Following the failure of the launch vehicle carrying Echo 1, Echo 1A
(commonly referred to as Echo 1) was successfully orbited in August of 1960, and was used
to redirect transcontinental and intercontinental telephone, radio, and
television signals. The success of Echo 1A proved that microwave
transmission to and from satellites in space was understood and
demonstrated the promise of communications satellites. The vehicle also
provided data for the calculation of atmospheric density and solar
pressure due to its large area-to-mass ratio.
Echo 1A was visible to the
unaided eye over most of the Earth (brighter than most stars) and was
probably seen by more people than any other man-made object in space.

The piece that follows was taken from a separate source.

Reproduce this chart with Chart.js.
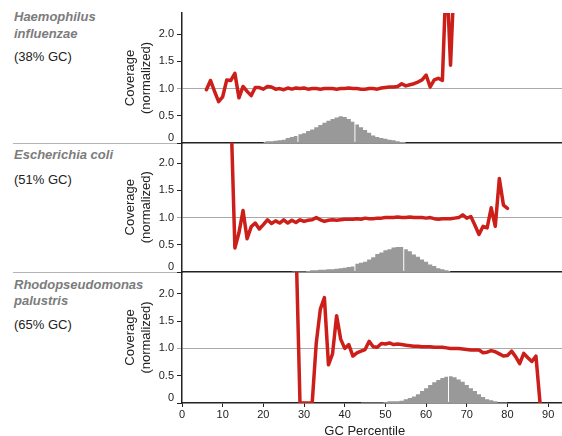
<!DOCTYPE html>
<html>
<head>
<meta charset="utf-8">
<script src="https://cdn.jsdelivr.net/npm/chart.js@4.4.0/dist/chart.umd.min.js"></script>
<style>
  body { margin: 0; width: 562px; height: 436px; overflow: hidden; position: relative; background: #fff;
         font-family: "Liberation Sans", Arial, sans-serif; }
  canvas { position: absolute; left: 0; }
  .name { position: absolute; left: 14px; font-weight: bold; font-style: italic; font-size: 13px;
          line-height: 16.5px; color: #7c7c7c; }
  .gc { position: absolute; left: 14px; font-size: 13px; line-height: 17px; color: #222; }
  .sep { position: absolute; left: 13px; width: 169px; height: 1px; background: #b4b4b4; }
</style>
</head>
<body>
<div class="name" style="top:9px">Haemophilus<br>influenzae</div>
<div class="gc" style="top:47.5px">(38% GC)</div>
<div class="name" style="top:146.5px">Escherichia coli</div>
<div class="gc" style="top:170.5px">(51% GC)</div>
<div class="name" style="top:276.5px">Rhodopseudomonas<br>palustris</div>
<div class="gc" style="top:315.5px">(65% GC)</div>
<div class="sep" style="top:142.5px"></div>
<div class="sep" style="top:271.5px"></div>

<canvas id="hae" width="562" height="144" style="top:0"></canvas>
<canvas id="eco" width="562" height="133" style="top:140px"></canvas>
<canvas id="rpa" width="562" height="177" style="top:262px"></canvas>

<script>
// axis ticks
const gcTicks = [0, 10, 20, 30, 40, 50, 60, 70, 80, 90];
const coverageTicks = [0, 0.5, 1, 1.5, 2];

// Haemophilus influenzae (first point at GC percentile 6)
const haeStart = 6;
const haeCoverage = [0.98, 1.15, 0.95, 0.76, 0.85, 1.16, 1.15, 1.28, 0.83, 1.04,
                     0.95, 0.87, 1.02, 1.02, 0.99, 1.04, 1.03, 0.99, 1.0, 0.98,
                     1.01, 0.99, 1.01, 1.0, 1.01, 0.99, 1.0, 1.0, 0.99, 1.0,
                     1.0, 1.0, 0.99, 1.0, 1.0, 1.01, 1.0, 1.0, 0.99, 0.99,
                     1.0, 1.0, 0.99, 1.01, 1.02, 1.03, 1.03, 1.04, 1.09, 1.05,
                     1.07, 1.09, 1.12, 1.16, 1.25, 1.03, 1.16, 1.19, 1.15, 3.2,
                     1.43, 3.2];
const haeHistStart = 20;
const haeHist = [0.02, 0.03, 0.03, 0.04, 0.05, 0.06, 0.09, 0.11, 0.13, 0.16,
                 0.18, 0.22, 0.25, 0.29, 0.33, 0.37, 0.41, 0.44, 0.47, 0.49,
                 0.48, 0.44, 0.39, 0.34, 0.29, 0.24, 0.19, 0.14, 0.11, 0.09,
                 0.08, 0.06, 0.05, 0.03, 0.02, 0.02];
const haeSplits = [28.5, 42.5];

// Escherichia coli (first point at GC percentile 12)
const ecoStart = 12;
const ecoCoverage = [3.0, 0.44, 0.72, 1.13, 0.61, 0.83, 0.9, 0.79, 0.87, 0.96,
                     0.89, 0.94, 0.9, 0.96, 0.9, 0.95, 0.91, 0.96, 0.93, 0.95,
                     0.96, 1.0, 0.96, 0.93, 0.95, 0.96, 0.95, 0.96, 0.97, 0.97,
                     0.97, 0.98, 0.97, 0.99, 0.98, 0.98, 0.99, 0.99, 1.0, 1.0,
                     1.0, 1.01, 1.0, 1.0, 1.01, 1.0, 1.0, 1.0, 0.99, 1.0,
                     0.98, 0.97, 0.98, 0.98, 0.98, 0.99, 1.0, 1.05, 0.99, 1.02,
                     0.86, 0.69, 0.84, 0.81, 1.18, 0.84, 1.72, 1.23, 1.17];
const ecoHistStart = 27;
const ecoHist = [0.01, 0.01, 0.01, 0.01, 0.02, 0.03, 0.03, 0.04, 0.04, 0.05,
                 0.05, 0.06, 0.07, 0.08, 0.09, 0.1, 0.15, 0.17, 0.19, 0.23,
                 0.27, 0.33, 0.36, 0.4, 0.42, 0.45, 0.46, 0.46, 0.42, 0.38,
                 0.32, 0.28, 0.23, 0.19, 0.14, 0.11, 0.07, 0.05, 0.03, 0.02];
const ecoSplits = [42.5, 54.5];

// Rhodopseudomonas palustris (first point at GC percentile 28)
const rpaStart = 28;
const rpaCoverage = [3.0, 0, 0, 0, 0, 1.1, 1.72, 1.93, 0.7, 0.9,
                     1.6, 1.17, 1.0, 1.07, 0.86, 0.92, 0.95, 0.98, 1.13, 1.03,
                     1.02, 1.09, 1.08, 1.1, 1.07, 1.08, 1.07, 1.06, 1.05, 1.04,
                     1.04, 1.03, 1.03, 1.03, 1.02, 1.02, 1.02, 1.01, 1.0, 1.0,
                     1.0, 0.99, 0.98, 0.97, 0.97, 0.97, 0.92, 0.93, 0.96, 0.94,
                     0.9, 0.86, 0.87, 0.95, 0.85, 0.72, 0.91, 0.83, 0.76, 0.86,
                     0];
const rpaHistStart = 44;
const rpaHist = [0.01, 0.01, 0.01, 0.01, 0.01, 0.01, 0.02, 0.03, 0.03, 0.03,
                 0.04, 0.07, 0.09, 0.12, 0.16, 0.22, 0.27, 0.33, 0.38, 0.42,
                 0.46, 0.48, 0.49, 0.47, 0.43, 0.39, 0.33, 0.27, 0.22, 0.16,
                 0.11, 0.07, 0.05, 0.03, 0.01, 0.01, 0.01];
const rpaSplits = [65.5];

Chart.defaults.font.family = '"Liberation Sans", Arial, sans-serif';
Chart.defaults.color = '#222';

function points(start, values) {
    return values.map((v, i) => ({x: start + i, y: v}));
}

function panel(id, cfg) {
    const datasets = [
        {
            data: points(cfg.start, cfg.coverage),
            borderColor: '#cc1f1a', borderWidth: 3.5, pointRadius: 0,
            borderJoinStyle: 'round', borderCapStyle: 'round', clip: 0, order: 1
        }
    ];
    cfg.splits.forEach(s => {
        datasets.push({
            data: [{x: s, y: 0.02}, {x: s, y: 0.6}],
            borderColor: '#fff', borderWidth: 1, pointRadius: 0, order: 2
        });
    });
    // histogram: one step per 1-percentile bin
    datasets.push({
        data: points(cfg.histStart, cfg.hist),
        stepped: 'middle', fill: 'origin',
        backgroundColor: '#999', borderWidth: 0, pointRadius: 0, order: 3
    });

    new Chart(document.getElementById(id), {
        type: 'line',
        data: {datasets: datasets},
        options: {
            responsive: false,
            animation: false,
            events: [],
            plugins: {legend: {display: false}, tooltip: {enabled: false}},
            layout: {padding: {left: 123, top: cfg.padTop, right: 0, bottom: 0}},
            scales: {
                x: {
                    type: 'linear', min: 0, max: 93.4, offset: false,
                    afterBuildTicks: s => { s.ticks = gcTicks.map(v => ({value: v})); },
                    afterFit: s => {
                        s.height = cfg.bottom ? 36 : 1;
                        s.paddingLeft = 0; s.paddingRight = 0;
                    },
                    border: {color: '#222', width: 1.5},
                    grid: {display: cfg.bottom, drawOnChartArea: false, tickLength: 4, tickColor: '#222'},
                    ticks: {display: cfg.bottom, font: {size: 11}, padding: 1, maxRotation: 0, autoSkip: false},
                    title: {display: cfg.bottom, text: 'GC Percentile    ', font: {size: 13},
                            padding: {top: 0, bottom: 0}}
                },
                y: {
                    min: 0, max: cfg.yMax,
                    afterBuildTicks: s => { s.ticks = coverageTicks.map(v => ({value: v})); },
                    afterFit: s => {
                        s.width = 59;
                        s.paddingTop = 0; s.paddingBottom = 0;
                    },
                    border: {color: '#222', width: 1.5},
                    grid: {
                        color: c => (c.tick && c.tick.value === 1) ? '#aaa' : 'rgba(0,0,0,0)',
                        tickColor: c => (c.tick && c.tick.value === 1) ? '#aaa' : '#222',
                        tickLength: 5
                    },
                    ticks: {
                        font: {size: 11, lineHeight: 0.9}, padding: 3, autoSkip: false,
                        callback: v => v === 0 ? ['0', ''] : v.toFixed(1)
                    },
                    title: {display: true, text: ['Coverage', '(normalized)'], font: {size: 13},
                            padding: {top: 0, bottom: 0}}
                }
            }
        }
    });
}

panel('hae', {start: haeStart, coverage: haeCoverage, histStart: haeHistStart, hist: haeHist,
              splits: haeSplits, yMax: 2.39, padTop: 13, bottom: false});
panel('eco', {start: ecoStart, coverage: ecoCoverage, histStart: ecoHistStart, hist: ecoHist,
              splits: ecoSplits, yMax: 2.38, padTop: 2.5, bottom: false});
panel('rpa', {start: rpaStart, coverage: rpaCoverage, histStart: rpaHistStart, hist: rpaHist,
              splits: rpaSplits, yMax: 2.4, padTop: 10, bottom: true});
</script>
</body>
</html>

Echo 2 was a 41.1-meter-diameter (135 ft) balloon, which was the last
balloon satellite launched by Project Echo. It used an improved
inflation system to improve the balloon's smoothness and sphericity. It was launched fifty years ago, January 25, 1964, on a Thor Agena rocket. Echo 2, being larger than Echo 1A and also orbiting in a near polar
orbit, was conspicuously visible to the unaided eye over all of the
Earth. Echo 2 reentered Earth's atmosphere and burned up on June 7,
1969.
For months after the the first successful launch placed Echo 1A into orbit, the nightly news included a report on when and where to look for it in the night sky. We lived out in the country, and I remember many nights when the whole family would go out into the dark back yard and peer into the sky until one of us claimed to have located the satellite overhead. It was wondrous.
I notice that Echo 2 fell back into the atmosphere and burned up only a matter of weeks before Apollo 11 landed on the moon on July 20, 1969, carrying Neil Armstrong and Buzz Aldrin to become the first men to walk there.
We had gone so far so fast.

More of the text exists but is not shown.